- The Washington Times - Thursday, June 21, 2001

The war for the hearts and minds of Washington-area baseball fans was fought yesterday in the Battle of Farragut Square, and it was a victory for the Baltimore Orioles.
The Orioles held their annual D.C. FanFest in Farragut Square, an event the club began three years ago to establish its presence in a Washington market that has been pursuing a team of its own.
More fans turned out yesterday than ever before. The same was true of personnel from the Orioles, who sent their biggest contingent ever to plant the team flag in the heart of the District.
The Orioles presence is a source of controversy in the Washington area, which has been trying for several years to secure a major league club to replace the Senators team that departed in 1971. The Orioles have resisted efforts to put another team so close, and if they scored an uncontested victory yesterday at FanFest, the fight clearly isnt over.
Fans stood in long lines under the hot sun to get autographs from a group of relatively anonymous players — Cal Ripken wasnt there, but John Parrish and Jay Gibbons were — most of whom were unknown to them.
They would have been just as excited to get autographs from a Washington-area team, and they dont think the Orioles should try to prevent one from coming — something owner Peter Angelos steadfastly has sought to do.
Maxine Rheingold is an Orioles fan from Silver Spring who grew up watching baseball in Washington and believes it will be back.
"It is coming back here, and I dont think the Orioles can stop it," she said. "I dont think it will hurt them."
David Hartzell of Alexandria also wants baseball back in the Washington area, even though he waited in line yesterday for an Orioles autograph.
"The Orioles are the closest team we have now," he said. "But if there was a team here Id be there, especially if it was in Northern Virginia. When the Orioles came to Baltimore in 1954, they had to get permission from the Washington Senators to move.
"They owe us something."
Washington-area residents werent the only ones who welcomed the notion of baseball back in the District. Todd Brown is a Hampstead, Md., resident — thats Carroll County, in the Orioles back yard — who thinks a team here would be welcomed by all fans of the game.
"It would be cool to have a National League team here," he said. "I think there are enough fans to go around."
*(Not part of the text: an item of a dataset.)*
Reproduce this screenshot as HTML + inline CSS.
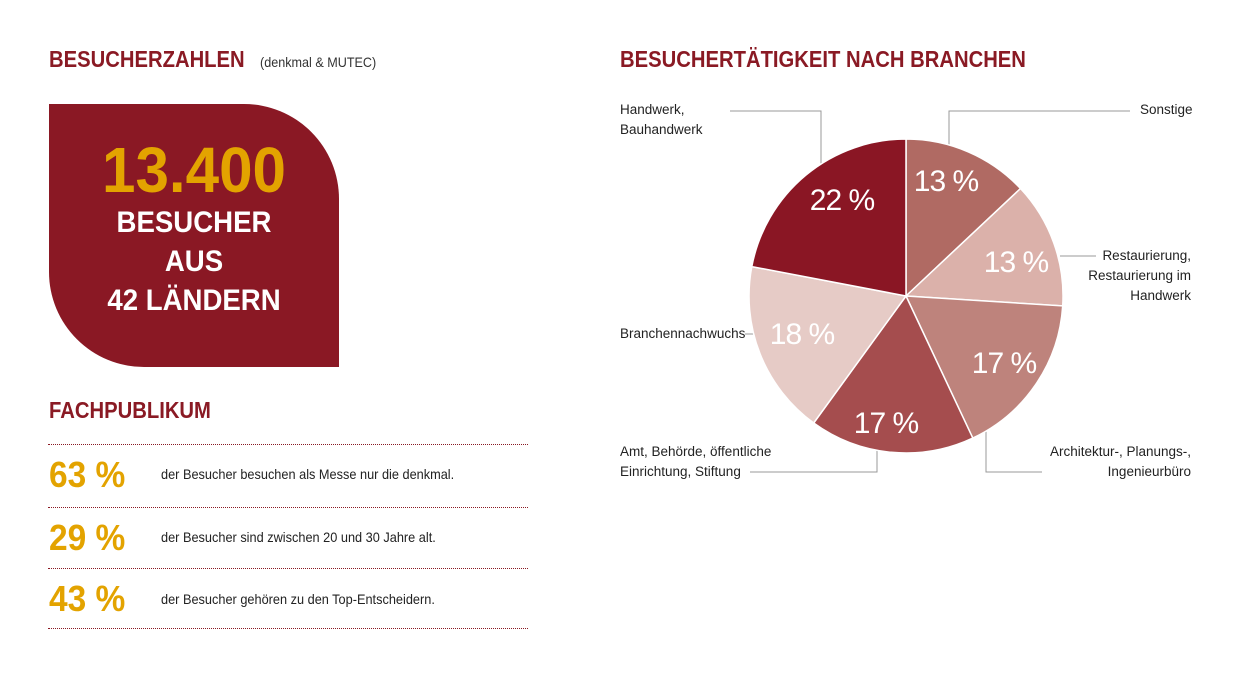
<!DOCTYPE html>
<html><head><meta charset="utf-8"><style>
body{margin:0;width:1240px;height:698px;background:#fff;font-family:"Liberation Sans",sans-serif;position:relative;overflow:hidden}
.a{position:absolute;white-space:nowrap}
.h{color:#8a1a24;font-weight:bold;font-size:23px;transform:scaleX(.88);transform-origin:left}
.box{position:absolute;left:49px;top:104px;width:290px;height:263px;background:#8a1824;border-radius:0 95px 0 95px}
.dl{position:absolute;left:48px;width:480px;border-top:1px dotted #8a1a24}
.pc{color:#e3a300;font-size:36px;font-weight:bold;transform:scaleX(.93);transform-origin:left}
.tx{font-size:14px;color:#222;transform:scaleX(.91);transform-origin:left}
.lb{font-size:13.5px;color:#222;line-height:20px}
</style></head><body>
<div class="a h" style="left:49px;top:46px">BESUCHERZAHLEN</div>
<div class="a" style="left:260px;top:54px;font-size:14px;color:#333;transform:scaleX(.9);transform-origin:left">(denkmal &amp; MUTEC)</div>
<div class="box"></div>
<div class="a" style="left:49px;width:290px;top:133px;text-align:center;color:#e3a300;font-weight:bold;font-size:64px;transform:scaleX(.94)">13.400</div>
<div class="a" style="left:49px;width:290px;top:203px;text-align:center;color:#fff;font-weight:bold;font-size:30px;line-height:39px;transform:scaleX(.92)">BESUCHER<br>AUS<br>42 LÄNDERN</div>
<div class="a h" style="left:49px;top:397px">FACHPUBLIKUM</div>
<div class="dl" style="top:444px"></div><div class="dl" style="top:507px"></div><div class="dl" style="top:568px"></div><div class="dl" style="top:628px"></div>
<div class="a pc" style="left:49px;top:454px">63 %</div><div class="a tx" style="left:161px;top:466px">der Besucher besuchen als Messe nur die denkmal.</div>
<div class="a pc" style="left:49px;top:517px">29 %</div><div class="a tx" style="left:161px;top:529px">der Besucher sind zwischen 20 und 30 Jahre alt.</div>
<div class="a pc" style="left:49px;top:578px">43 %</div><div class="a tx" style="left:161px;top:591px">der Besucher gehören zu den Top-Entscheidern.</div>
<div class="a h" style="left:620px;top:46px">BESUCHERTÄTIGKEIT NACH BRANCHEN</div>
<svg class="a" style="left:0;top:0" width="1240" height="698">
<g stroke="#999" stroke-width="1" fill="none">
<polyline points="730,111 821,111 821,165"/>
<polyline points="1130,111 949,111 949,145"/>
<polyline points="1060,256 1096,256"/>
<polyline points="986,430 986,472 1042,472"/>
<polyline points="750,472 877,472 877,450"/>
<polyline points="745,334 754,334"/>
</g>
<g stroke="#fff" stroke-width="1.5">
<path d="M906,296 L906,139 A157,157 0 0 1 1020.5,188.5Z" fill="#b06a63"/>
<path d="M906,296 L1020.5,188.5 A157,157 0 0 1 1062.7,305.9Z" fill="#dbb1aa"/>
<path d="M906,296 L1062.7,305.9 A157,157 0 0 1 972.8,438.1Z" fill="#be837c"/>
<path d="M906,296 L972.8,438.1 A157,157 0 0 1 813.7,423Z" fill="#a54d4e"/>
<path d="M906,296 L813.7,423 A157,157 0 0 1 751.8,266.6Z" fill="#e6cbc6"/>
<path d="M906,296 L751.8,266.6 A157,157 0 0 1 906,139Z" fill="#8a1624"/>
</g>
<g fill="#fff" font-family="Liberation Sans,sans-serif" font-size="30" text-anchor="middle" letter-spacing="-1">
<text x="842" y="210">22 %</text><text x="946" y="191">13 %</text><text x="1016" y="272">13 %</text>
<text x="1004" y="373">17 %</text><text x="886" y="433">17 %</text><text x="802" y="344">18 %</text>
</g>
</svg>
<div class="a lb" style="left:620px;top:100px">Handwerk,<br>Bauhandwerk</div>
<div class="a lb" style="left:1140px;top:100px">Sonstige</div>
<div class="a lb" style="right:49px;top:246px;text-align:right">Restaurierung,<br>Restaurierung im<br>Handwerk</div>
<div class="a lb" style="left:620px;top:324px">Branchennachwuchs</div>
<div class="a lb" style="left:620px;top:442px">Amt, Behörde, öffentliche<br>Einrichtung, Stiftung</div>
<div class="a lb" style="right:49px;top:442px;text-align:right">Architektur-, Planungs-,<br>Ingenieurbüro</div>
</body></html>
So does the Virginia Baseball Stadium Authority.
The Stadium Authority released a study three weeks ago that contradicted the Orioles key argument against putting a team in Washington — that 20 percent to 25 percent of the clubs fan base comes from the Washington-Northern Virginia area.
The study concluded that the Orioles draw just 4 percent of their fans from Northern Virginia, 1 percent from the District and 8 percent from Montgomery and Prince Georges counties, and it heightened the battle between the Orioles and the forces seeking to bring baseball back to the Washington area.
A Virginia group led by Bill Collins and a D.C. group headed by Fred Malek are trying to relocate an existing major league franchise to the area. Speculation has increased this year that baseball will allow one or more teams to move next season.
The Montreal Expos, Minnesota Twins, Florida Marlins and Tampa Bay Devil Rays, all either struggling at the box office or unable to get a new ballpark built, are considered to be the top candidates for relocation.
Until one of those teams comes to town, however, the fans in the autograph line seemed content to make do with the team on hand — even if there wasnt a Ripken or Brady Anderson in sight.
The best-known Orioles stayed at home, making the most-asked question among fans, "Is that a player?"
Josh Towers, one of the Orioles brightest young pitching stars and — with a 5-1 record — their staff ace, walked around the square as unnoticed as any other skinny 24-year-old.
Still, the Orioles were satisfied.
"We were extremely pleased with the turnout," spokesman Bill Stetka said. "We had 18 players and coaches sign about 4,500 autographs."
There is undeniably a different atmosphere this year around the Orioles, a team consisting now of young, untested players rather than the overpaid, unhappy veterans who have marked recent seasons.
Pitching coach Mark Wiley, who also signed autographs, said he received nothing but positive feedback.
"Everyone seemed to be very upbeat and excited about the team," Wiley said. "They like what they see on the field."
Said Orioles manager Mike Hargrove, who signed autographs for 90 minutes in the sweltering heat: "There are a lot more people here this year than there were last year. I had a good time."